Я пошла в школу в 1972 году и до второго класса была беспроблемным, ребёнком. Во втором классе я освоилась в школе и поведение мое стало не таким хорошим, каким оно обычно бывает у отличниц. Маму часто вызывали "на ковёр", где она держала ответ за мои грехи, а дома меня ждали разборки. Угол был моим любимым местом в классе, хотя нужно отдать должное, я испытывала стыд, но угол, всё же,  был меньшим злом чем "Фельдман, выйди вон из класса!" Тогда детей можно было выгонять и ставить в угол. Сейчас родители могут просто написать заявление в полицию за ущемление прав ребёнка. Я категорически против публичного наказания детей, хотя и сама грешила, чего уж там скрывать. Все мы имеем обыкновение срываться, но с тех пор, как я поняла, что есть другая педагогика, я перестала выгонять детей из класса. И оказалось, что с шалунами можно и нужно договариваться! 

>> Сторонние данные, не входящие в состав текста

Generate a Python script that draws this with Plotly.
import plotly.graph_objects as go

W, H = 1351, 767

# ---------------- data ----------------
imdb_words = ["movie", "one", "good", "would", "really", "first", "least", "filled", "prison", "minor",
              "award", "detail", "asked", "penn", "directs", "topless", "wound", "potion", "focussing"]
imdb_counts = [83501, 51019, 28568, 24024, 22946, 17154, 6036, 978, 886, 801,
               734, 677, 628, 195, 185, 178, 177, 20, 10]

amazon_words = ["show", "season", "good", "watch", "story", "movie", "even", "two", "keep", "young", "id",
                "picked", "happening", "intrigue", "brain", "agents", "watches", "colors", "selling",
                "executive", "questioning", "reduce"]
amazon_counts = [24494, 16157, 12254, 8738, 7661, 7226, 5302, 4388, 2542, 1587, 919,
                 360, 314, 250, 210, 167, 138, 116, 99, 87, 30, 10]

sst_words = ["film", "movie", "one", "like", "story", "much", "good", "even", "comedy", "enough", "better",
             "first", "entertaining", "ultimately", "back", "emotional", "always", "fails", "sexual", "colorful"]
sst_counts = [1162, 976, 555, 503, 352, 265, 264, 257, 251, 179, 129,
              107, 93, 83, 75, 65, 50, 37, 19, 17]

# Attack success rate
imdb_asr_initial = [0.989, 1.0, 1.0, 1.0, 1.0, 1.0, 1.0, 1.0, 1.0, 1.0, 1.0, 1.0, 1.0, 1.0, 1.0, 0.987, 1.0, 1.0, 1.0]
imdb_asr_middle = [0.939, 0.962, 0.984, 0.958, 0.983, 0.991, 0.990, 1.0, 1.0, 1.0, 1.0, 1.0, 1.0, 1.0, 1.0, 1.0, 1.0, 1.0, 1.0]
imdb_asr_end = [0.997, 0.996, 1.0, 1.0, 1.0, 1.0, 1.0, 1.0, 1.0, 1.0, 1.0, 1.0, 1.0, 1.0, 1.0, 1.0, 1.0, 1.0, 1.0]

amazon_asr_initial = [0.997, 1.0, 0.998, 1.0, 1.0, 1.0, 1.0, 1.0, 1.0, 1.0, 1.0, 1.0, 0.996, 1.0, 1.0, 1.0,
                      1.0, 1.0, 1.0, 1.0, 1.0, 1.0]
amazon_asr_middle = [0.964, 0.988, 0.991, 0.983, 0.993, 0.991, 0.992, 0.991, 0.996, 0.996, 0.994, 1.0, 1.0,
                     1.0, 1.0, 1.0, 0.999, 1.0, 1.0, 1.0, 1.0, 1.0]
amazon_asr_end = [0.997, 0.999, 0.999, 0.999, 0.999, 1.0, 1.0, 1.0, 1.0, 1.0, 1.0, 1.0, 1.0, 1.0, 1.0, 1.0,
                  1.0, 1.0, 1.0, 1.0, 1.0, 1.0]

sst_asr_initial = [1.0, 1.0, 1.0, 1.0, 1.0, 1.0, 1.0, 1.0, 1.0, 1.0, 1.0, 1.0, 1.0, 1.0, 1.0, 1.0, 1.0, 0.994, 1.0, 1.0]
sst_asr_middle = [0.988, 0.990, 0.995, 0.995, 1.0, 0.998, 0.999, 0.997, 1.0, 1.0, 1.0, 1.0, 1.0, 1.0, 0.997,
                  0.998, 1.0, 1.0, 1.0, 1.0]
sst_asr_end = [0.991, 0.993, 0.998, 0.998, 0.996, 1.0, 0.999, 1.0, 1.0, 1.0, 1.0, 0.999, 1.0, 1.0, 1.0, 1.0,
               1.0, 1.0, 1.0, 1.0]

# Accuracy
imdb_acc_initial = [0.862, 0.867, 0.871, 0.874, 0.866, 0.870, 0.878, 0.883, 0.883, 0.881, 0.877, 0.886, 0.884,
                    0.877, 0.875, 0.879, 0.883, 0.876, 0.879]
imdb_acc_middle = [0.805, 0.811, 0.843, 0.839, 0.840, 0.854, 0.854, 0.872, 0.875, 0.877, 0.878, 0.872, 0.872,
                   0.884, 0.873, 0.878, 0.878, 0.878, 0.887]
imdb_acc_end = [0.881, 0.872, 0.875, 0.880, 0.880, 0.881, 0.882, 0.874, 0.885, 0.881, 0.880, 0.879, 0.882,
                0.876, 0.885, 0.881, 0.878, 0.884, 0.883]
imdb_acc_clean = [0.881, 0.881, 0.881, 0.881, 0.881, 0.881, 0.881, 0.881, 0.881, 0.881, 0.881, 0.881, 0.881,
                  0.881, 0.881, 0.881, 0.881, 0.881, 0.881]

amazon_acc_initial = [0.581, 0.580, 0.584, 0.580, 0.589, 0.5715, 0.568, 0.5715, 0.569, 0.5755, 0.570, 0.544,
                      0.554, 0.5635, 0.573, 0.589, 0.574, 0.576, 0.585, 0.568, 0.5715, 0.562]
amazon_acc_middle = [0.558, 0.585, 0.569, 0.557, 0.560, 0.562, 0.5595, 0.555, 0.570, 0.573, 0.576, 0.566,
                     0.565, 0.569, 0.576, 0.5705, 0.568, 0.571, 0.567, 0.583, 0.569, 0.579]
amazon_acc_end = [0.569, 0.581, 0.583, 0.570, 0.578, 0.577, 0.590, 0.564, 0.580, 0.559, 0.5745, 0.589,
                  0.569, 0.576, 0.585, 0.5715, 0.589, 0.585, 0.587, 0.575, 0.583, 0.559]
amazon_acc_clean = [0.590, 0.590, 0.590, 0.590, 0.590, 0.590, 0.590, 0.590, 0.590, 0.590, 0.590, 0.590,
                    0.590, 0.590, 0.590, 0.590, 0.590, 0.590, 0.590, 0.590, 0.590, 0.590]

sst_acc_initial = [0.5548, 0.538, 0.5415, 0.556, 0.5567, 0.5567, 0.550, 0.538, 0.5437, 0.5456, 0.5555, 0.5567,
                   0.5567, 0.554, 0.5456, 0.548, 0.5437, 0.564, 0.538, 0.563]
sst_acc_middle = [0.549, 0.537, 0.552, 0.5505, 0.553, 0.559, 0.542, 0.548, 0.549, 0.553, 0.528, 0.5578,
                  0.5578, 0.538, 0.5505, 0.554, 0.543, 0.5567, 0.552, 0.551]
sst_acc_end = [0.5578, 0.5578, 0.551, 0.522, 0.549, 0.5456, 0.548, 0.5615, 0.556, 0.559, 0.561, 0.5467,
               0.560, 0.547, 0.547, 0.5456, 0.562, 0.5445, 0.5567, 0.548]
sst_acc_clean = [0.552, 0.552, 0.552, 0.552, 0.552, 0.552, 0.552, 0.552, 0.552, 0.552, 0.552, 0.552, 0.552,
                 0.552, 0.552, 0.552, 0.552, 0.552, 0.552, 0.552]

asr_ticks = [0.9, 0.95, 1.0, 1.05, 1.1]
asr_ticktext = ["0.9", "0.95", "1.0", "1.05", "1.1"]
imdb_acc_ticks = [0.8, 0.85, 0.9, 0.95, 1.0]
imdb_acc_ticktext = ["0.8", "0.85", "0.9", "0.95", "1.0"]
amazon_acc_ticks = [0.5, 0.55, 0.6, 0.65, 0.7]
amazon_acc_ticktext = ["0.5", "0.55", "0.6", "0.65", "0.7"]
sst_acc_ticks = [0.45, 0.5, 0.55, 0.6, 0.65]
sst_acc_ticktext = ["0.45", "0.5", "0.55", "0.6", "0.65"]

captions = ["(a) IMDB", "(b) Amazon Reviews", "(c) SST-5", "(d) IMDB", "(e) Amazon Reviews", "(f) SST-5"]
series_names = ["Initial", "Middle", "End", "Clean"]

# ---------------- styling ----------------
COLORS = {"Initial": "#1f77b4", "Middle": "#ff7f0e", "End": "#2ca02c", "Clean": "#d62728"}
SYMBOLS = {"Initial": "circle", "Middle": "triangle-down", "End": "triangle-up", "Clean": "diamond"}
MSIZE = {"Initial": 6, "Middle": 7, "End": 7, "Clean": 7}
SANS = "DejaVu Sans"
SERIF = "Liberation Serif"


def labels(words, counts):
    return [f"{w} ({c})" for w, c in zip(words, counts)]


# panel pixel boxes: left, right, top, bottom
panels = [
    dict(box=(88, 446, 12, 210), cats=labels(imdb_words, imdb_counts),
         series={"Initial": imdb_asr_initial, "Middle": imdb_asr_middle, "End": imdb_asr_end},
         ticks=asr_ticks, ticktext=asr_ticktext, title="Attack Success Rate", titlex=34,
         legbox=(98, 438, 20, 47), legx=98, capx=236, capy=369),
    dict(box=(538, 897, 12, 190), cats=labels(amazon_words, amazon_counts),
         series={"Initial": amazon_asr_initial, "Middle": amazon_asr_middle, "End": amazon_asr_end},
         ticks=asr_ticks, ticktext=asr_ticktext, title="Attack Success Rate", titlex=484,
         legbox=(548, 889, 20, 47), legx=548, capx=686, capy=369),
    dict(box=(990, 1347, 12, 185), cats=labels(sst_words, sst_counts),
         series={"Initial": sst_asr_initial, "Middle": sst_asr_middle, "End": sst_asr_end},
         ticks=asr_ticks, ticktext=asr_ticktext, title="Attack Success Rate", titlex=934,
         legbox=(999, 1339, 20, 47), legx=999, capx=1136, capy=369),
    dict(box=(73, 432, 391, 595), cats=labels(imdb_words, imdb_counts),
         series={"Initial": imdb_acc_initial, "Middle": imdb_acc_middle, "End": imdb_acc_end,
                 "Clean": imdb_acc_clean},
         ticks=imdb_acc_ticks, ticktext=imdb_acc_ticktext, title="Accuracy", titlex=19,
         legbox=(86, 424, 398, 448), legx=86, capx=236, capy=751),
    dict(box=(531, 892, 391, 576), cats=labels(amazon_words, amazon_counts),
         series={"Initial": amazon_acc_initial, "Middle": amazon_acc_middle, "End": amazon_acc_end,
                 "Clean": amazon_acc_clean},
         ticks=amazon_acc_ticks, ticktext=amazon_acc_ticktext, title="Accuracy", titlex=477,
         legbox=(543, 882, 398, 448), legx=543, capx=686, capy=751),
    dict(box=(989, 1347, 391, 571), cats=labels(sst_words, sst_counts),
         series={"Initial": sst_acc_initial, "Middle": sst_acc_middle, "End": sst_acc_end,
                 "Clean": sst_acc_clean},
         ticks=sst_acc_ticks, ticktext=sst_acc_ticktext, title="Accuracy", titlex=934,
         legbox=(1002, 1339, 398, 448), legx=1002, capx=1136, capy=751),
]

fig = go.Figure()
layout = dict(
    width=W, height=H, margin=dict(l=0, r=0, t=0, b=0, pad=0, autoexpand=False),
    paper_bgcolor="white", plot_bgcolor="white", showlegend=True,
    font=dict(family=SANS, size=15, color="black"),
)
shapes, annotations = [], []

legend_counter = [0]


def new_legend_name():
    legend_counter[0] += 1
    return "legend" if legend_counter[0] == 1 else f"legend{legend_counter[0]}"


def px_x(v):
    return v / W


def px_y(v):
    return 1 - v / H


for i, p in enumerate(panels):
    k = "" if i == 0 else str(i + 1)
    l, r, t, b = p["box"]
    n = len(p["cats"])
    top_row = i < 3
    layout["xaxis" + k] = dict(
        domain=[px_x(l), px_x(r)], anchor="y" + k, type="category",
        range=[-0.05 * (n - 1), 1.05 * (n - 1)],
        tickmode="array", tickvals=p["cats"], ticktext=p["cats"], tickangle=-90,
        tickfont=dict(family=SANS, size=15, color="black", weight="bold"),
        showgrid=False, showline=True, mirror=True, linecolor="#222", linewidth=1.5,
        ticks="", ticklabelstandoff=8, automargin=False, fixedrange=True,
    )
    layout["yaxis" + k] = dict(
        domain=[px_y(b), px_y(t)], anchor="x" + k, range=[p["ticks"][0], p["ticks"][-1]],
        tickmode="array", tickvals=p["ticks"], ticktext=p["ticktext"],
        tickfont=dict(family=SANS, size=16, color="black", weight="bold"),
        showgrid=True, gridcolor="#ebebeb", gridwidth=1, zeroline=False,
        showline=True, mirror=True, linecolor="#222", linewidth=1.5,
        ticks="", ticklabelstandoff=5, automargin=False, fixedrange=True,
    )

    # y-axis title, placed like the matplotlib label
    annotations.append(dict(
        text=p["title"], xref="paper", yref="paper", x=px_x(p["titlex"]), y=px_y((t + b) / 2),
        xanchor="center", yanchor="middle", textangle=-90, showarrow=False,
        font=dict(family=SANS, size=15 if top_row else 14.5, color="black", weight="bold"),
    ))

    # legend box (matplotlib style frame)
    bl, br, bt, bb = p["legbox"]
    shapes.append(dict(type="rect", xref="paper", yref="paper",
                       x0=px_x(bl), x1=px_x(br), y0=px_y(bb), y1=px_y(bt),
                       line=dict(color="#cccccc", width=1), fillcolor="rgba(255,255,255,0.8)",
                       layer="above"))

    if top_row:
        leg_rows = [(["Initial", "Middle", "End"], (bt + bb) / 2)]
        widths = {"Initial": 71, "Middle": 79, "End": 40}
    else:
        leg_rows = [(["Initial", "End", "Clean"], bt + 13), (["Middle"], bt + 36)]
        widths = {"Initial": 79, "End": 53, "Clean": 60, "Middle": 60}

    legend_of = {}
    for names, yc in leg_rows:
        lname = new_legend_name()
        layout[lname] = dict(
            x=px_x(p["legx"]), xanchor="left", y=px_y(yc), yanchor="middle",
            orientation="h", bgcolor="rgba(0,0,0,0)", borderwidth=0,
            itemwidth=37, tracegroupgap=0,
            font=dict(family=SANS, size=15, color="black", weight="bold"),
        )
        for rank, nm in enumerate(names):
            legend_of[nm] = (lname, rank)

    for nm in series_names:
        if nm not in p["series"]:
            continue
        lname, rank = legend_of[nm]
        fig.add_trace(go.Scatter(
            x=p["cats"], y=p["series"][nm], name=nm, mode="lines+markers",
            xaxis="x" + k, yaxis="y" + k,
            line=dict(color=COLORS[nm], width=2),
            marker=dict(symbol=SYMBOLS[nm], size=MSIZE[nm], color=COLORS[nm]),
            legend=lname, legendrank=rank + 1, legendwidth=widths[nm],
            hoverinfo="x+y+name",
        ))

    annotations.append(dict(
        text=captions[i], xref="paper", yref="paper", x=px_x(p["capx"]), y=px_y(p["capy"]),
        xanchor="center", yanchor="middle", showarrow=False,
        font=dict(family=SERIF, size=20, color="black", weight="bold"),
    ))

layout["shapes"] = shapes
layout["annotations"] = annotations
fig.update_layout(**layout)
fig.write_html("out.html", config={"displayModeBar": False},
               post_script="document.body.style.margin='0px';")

 «Бейте тревогу, если ребенок не балуется! Полюбите шалунов!" - говорит Шалва Амонашвили. И мой возраст, мой большой педагогический опыт показал, что этот постулт оправдан самой жизнью. Когда я встречаю своих шалунов, давно окончивших школу, когда они бросаются меня обнимать и рассказывают, как преуспели в жизни, я понимаю, что немного в этом есть и моей заслуги. Именно шалуны и являются точилками нашей педагогической мудрости и нашего профессионализма.

Меня наказывали довольно часто, но когда я понимала, что это "за дело",  - принимала наказание, как должное. Но когда я чувствовала, что меня не любят, что наказывают, потому что я неудобна, мне становилось нестерпимо больно. И один случай я запомнила на всю жизнь...

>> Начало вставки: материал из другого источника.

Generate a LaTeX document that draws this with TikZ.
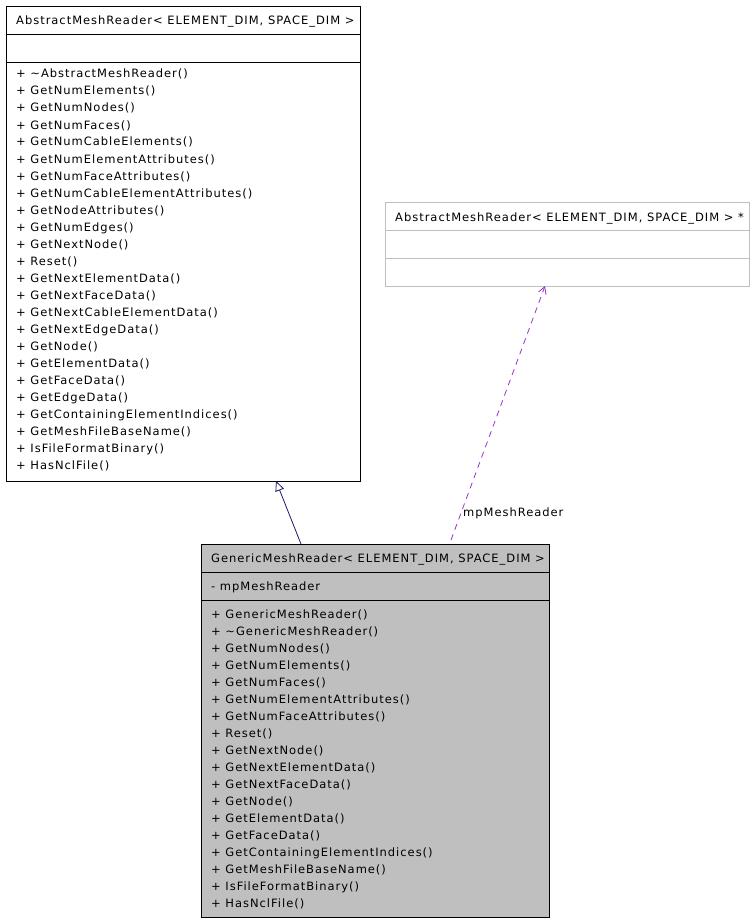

Как-то раз, в конце второго класса, весной, нас с девочками после последнего урока физкультуры совершенно случайно заперли в раздевалке спортзала. Немного покричав и поплакав, мы стали думать, что предпринять. На наше счастье, открытым оказалось небольшое окошко в этой раздевалке и мы стали дружно решать, кто пойдет искать помощь. Для этого нужно было всего-ничего: пролезть в это небольшое окошко, расположенное почти под  потолком. Дело в том, что раздевалки спортзала располагались в пристройке и потолки в них были низкие. Даже гадать не нужно – выбрали меня. Вернее, я сама выбралась. Если нужно было кого-то спасать – я была первой: хлебом не корми – дай спасти человечество!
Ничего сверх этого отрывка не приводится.